The internet is losing its collective mind over Verano de Escandalo

Look, I love Lucha Libre, but keeping up with the AAA booking sheet is like trying to solve a Rubik’s cube while riding a rollercoaster. We’ve finally got the updated lineup for Verano de Escandalo, and if you aren’t slightly nauseous from the sheer volume of high-flying madness, you aren’t paying attention. The latest updates according to PWInsider have fans spinning into a total frenzy.

The general consensus in the forums is that this card has "vintage AAA energy," which is usually shorthand for "I have no idea how these teams fit together but I want to see the dives." There is a massive divide between the purists who want technical sanctity and the chaos demons who just want to see a guy get powerbombed through an unhinged wooden table in the middle of a triple threat match.

The optimistic crowd is riding the wave

The enthusiasts are absolutely buzzing about the potential for pure, unadulterated spectacle. One popular sentiment floating around the subreddits is that AAA doesn't need a cohesive narrative when the spots are this dangerous. Think of it like a Michael Bay movie—you don't go for the dialogue, you go for the explosions.

These fans argue that the sheer athleticism on display forces you to ignore any questionable booking choices. When you see a perfectly timed Tope Suicida into a row of chairs, you tend to forgive the fact that the championship storylines have been moving slower than a tectonic plate for the last six months. It’s high-octane, move-heavy wrestling, and honestly, they aren't wrong.

The skeptics are pointing out the messy reality

Of course, there is always the contingent of grumpy basement-dwellers who refuse to be satisfied. They keep harping on the "booking carousel" where title challengers seem to change their minds as often as I change my socks after a humid day in a crowded beer hall.

The main critique here isn't the talent—nobody ever questions the talent—it’s the structure. Some of the most vocal critics are pointing out that mid-card matches feel like filler designed to get everyone on the bill regardless of whether they have a compelling feud. It’s like booking a dinner party where the appetizers, the main course, and the dessert are all just different variations of hot sauce.

Contrarians just want the world to burn

Then you have the nihilists. These are the folks who think AAA only peaks when everything goes wrong. One user on a popular wrestling board noted that the best matches usually happen when the participants stop worrying about the script. The chaos factor is actually their selling point; they want to see if the ring ropes survive the night.
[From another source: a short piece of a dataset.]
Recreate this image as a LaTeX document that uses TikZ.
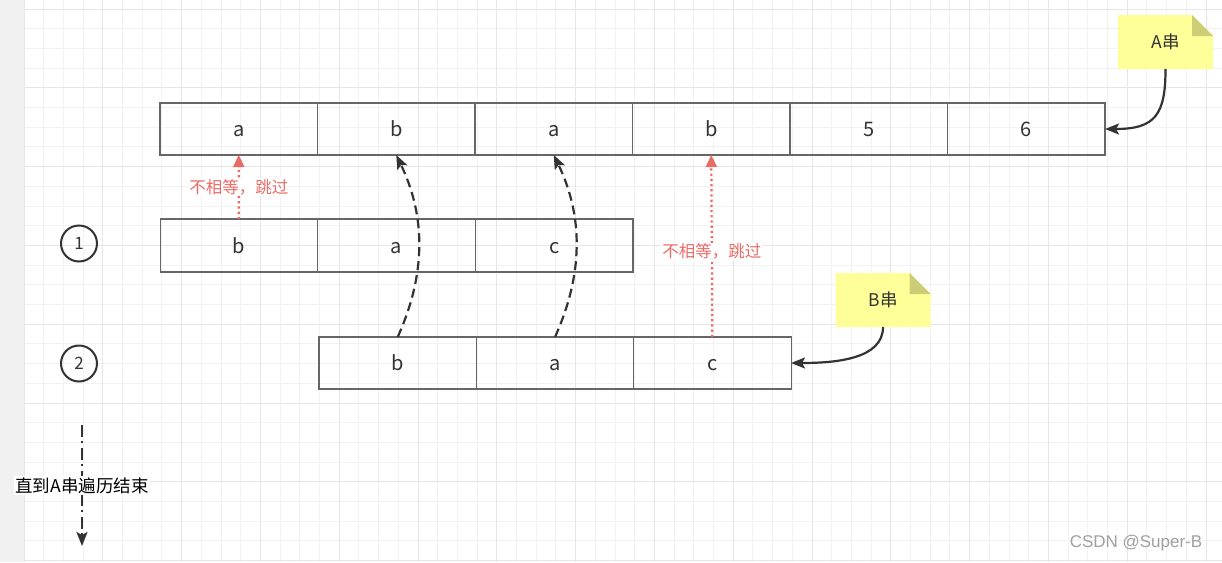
\documentclass[tikz,border=0pt]{standalone}
\usepackage{fontspec}
\setmainfont{Noto Sans CJK SC}
\newfontfamily\wmfont{Liberation Sans}
\usetikzlibrary{arrows.meta,calc}
\definecolor{gridminor}{HTML}{F2F2F2}
\definecolor{gridmajor}{HTML}{E6E6E6}
\definecolor{bandgray}{HTML}{F1F1F1}
\definecolor{cellborder}{HTML}{666666}
\definecolor{txt}{HTML}{333333}
\definecolor{redc}{HTML}{EA6B66}
\definecolor{notefill}{HTML}{FFFF99}
\definecolor{notefold}{HTML}{CDCD75}
\definecolor{wmgray}{HTML}{A0A0A0}
\tikzset{
  cell/.style={draw=cellborder, line width=1.1pt, minimum width=157.5pt, minimum height=52pt,
    inner sep=0pt, outer sep=0pt, text=txt, font=\fontsize{20}{20}\selectfont,
    text height=15pt, text depth=0pt},
  numcirc/.style={circle, draw=txt, line width=2pt, minimum size=36pt, inner sep=0pt,
    text=txt, font=\fontsize{17}{17}\selectfont},
  notetext/.style={minimum width=95pt, minimum height=54pt, inner sep=0pt, outer sep=0pt,
    text=txt, font=\fontsize{17.5}{17.5}\selectfont},
  redarrow/.style={draw=redc, line width=2.2pt, dash pattern=on 2.2pt off 3pt, -{Triangle[length=12pt,width=11pt]}},
  redlabel/.style={fill=white, inner sep=1pt, text=redc, font=\fontsize{16.5}{16.5}\selectfont},
  dasharrow/.style={draw=txt, line width=2.2pt, dash pattern=on 9pt off 5pt,
    -{Stealth[length=14pt,width=11pt,inset=3pt]}},
  notearrow/.style={draw=txt, line width=2.2pt, -{Stealth[length=14pt,width=11pt,inset=3pt]}},
  ddarrow/.style={draw=txt, line width=2.2pt, dash pattern=on 12pt off 4pt on 2pt off 5pt,
    -{Stealth[length=14pt,width=11pt,inset=3pt]}},
  blacklabel/.style={fill=white, inner sep=1pt, text=black, font=\fontsize{17.5}{17.5}\selectfont},
}
\newcommand{\mynote}[3]{%
  \fill[notefill] ($(#2)+(-47.5,-27)$) -- ($(#2)+(26.5,-27)$) -- ($(#2)+(47.5,-6)$)
     -- ($(#2)+(47.5,27)$) -- ($(#2)+(-47.5,27)$) -- cycle;
  \fill[notefold] ($(#2)+(26.5,-27)$) -- ($(#2)+(26.5,-6)$) -- ($(#2)+(47.5,-6)$) -- cycle;
  \node[notetext] (#1) at (#2) {#3};
}
\begin{document}
\begin{tikzpicture}[x=1pt,y=-1pt]
\useasboundingbox (0,0) rectangle (1222,562);
\fill[white] (0,0) rectangle (1222,562);
\fill[bandgray] (0,0) rectangle (24,562);
% grid
\foreach \i in {0,...,60} { \draw[gridminor, line width=1pt] ({24+19.7*\i},0) -- ({24+19.7*\i},562); }
\foreach \j in {0,...,28} { \draw[gridminor, line width=1pt] (24,{9+19.7*\j}) -- (1222,{9+19.7*\j}); }
\foreach \i in {0,4,...,60} { \draw[gridmajor, line width=1pt] ({24+19.7*\i},0) -- ({24+19.7*\i},562); }
\foreach \j in {0,4,...,28} { \draw[gridmajor, line width=1pt] (24,{9+19.7*\j}) -- (1222,{9+19.7*\j}); }

% row A
\foreach \t [count=\k] in {a,b,a,b,5,6} {
  \node[cell] (rA\k) at ({238.75+157.5*(\k-1)},129) {\t};
}
% row 1
\foreach \t [count=\k] in {b,a,c} {
  \node[cell, minimum height=53pt] (rB\k) at ({238.8+157.7*(\k-1)},245.5) {\t};
}
% row 2
\foreach \t [count=\k] in {b,a,c} {
  \node[cell] (rC\k) at ({397.7+157.3*(\k-1)},363) {\t};
}
% circles
\node[numcirc] (c1) at (79,243.5) {1};
\node[numcirc] (c2) at (79,363.5) {2};

% notes
\coordinate (Apos) at (1165.5,42);
\mynote{Anote}{Apos}{A串}
\coordinate (Bpos) at (883,300);
\mynote{Bnote}{Bpos}{B串}

% red dotted arrows
\draw[redarrow] (rB1.north) -- node[redlabel, pos=0.5] {不相等，跳过} (rA1.south);
\draw[redarrow] (rC3.north) -- node[redlabel, pos=0.47] {不相等，跳过} (rA4.south);

% dashed curves
\draw[dasharrow] (rC1.north) .. controls +(28,-62) and +(30,62) .. (rA2.south);
\draw[dasharrow] (rC2.north) .. controls +(28,-62) and +(30,62) .. (rA3.south);

% note arrows
\draw[notearrow] (Anote.south) .. controls +(0,46) and +(50,0) .. (rA6.east);
\draw[notearrow] (Bnote.south) .. controls +(0,32) and +(45,0) .. (rC3.east);

% dash-dot arrow
\coordinate (ddS) at (82,425);
\coordinate (ddE) at (82,546);
\draw[ddarrow] (ddS) -- node[blacklabel] {直到A串遍历结束} (ddE);

% watermark
\node[text=wmgray, font=\wmfont\fontsize{17}{17}\selectfont] (wm) at (1136,543) {CSDN @Super-B};
\end{tikzpicture}
\end{document}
This group loves that the storylines are barely coherent. They view the lack of traditional, Sports Entertainment logic as a feature, not a bug. If the show is a total wreck on paper, it’s a masterpiece in their eyes because it means the wrestlers are calling their own shots in the heat of the moment.

My take: Why the chaos actually hits

Here’s the deal: trying to apply WWE-style episodic storytelling to AAA is like trying to eat soup with a fork. You’re going to get frustrated, you’re going to be hungry, and you’re going to end up wearing more mess than you actually consumed. The stronger argument absolutely belongs to the people who embrace the madness.

If you go into this card expecting a long-term, psychological journey, you’re setting yourself up for a bad time. The technical lapses and the booking weirdness are just the backdrop for some of the best high-flying performers on the planet. I’d rather watch a beautifully executed 450 splash followed by a sloppy pin attempt than a perfectly logical, boring mat-wrestler affair.

Let’s be real about the drawbacks though. The inconsistent pacing is the major Achilles' heel here. When the show hits a lull because they’re trying to force a three-way tag match that has zero heat into the middle of the broadcast, you take a big hit to the momentum. It’s hard to keep the crowd at a fever pitch for four hours when the creative team treats their own roster like a deck of cards shuffled by a toddler.

Ultimately, Verano de Escandalo is going to be a wild ride. Don’t bring a notebook to keep track of the feuds. Bring a six-pack, turn off your brain, and just pray the performers walk out in one piece. If you can handle the absurdity, you’re going to have an absolute blast. If not, maybe stick to the highlight reels on social media the next morning and save yourself the headache.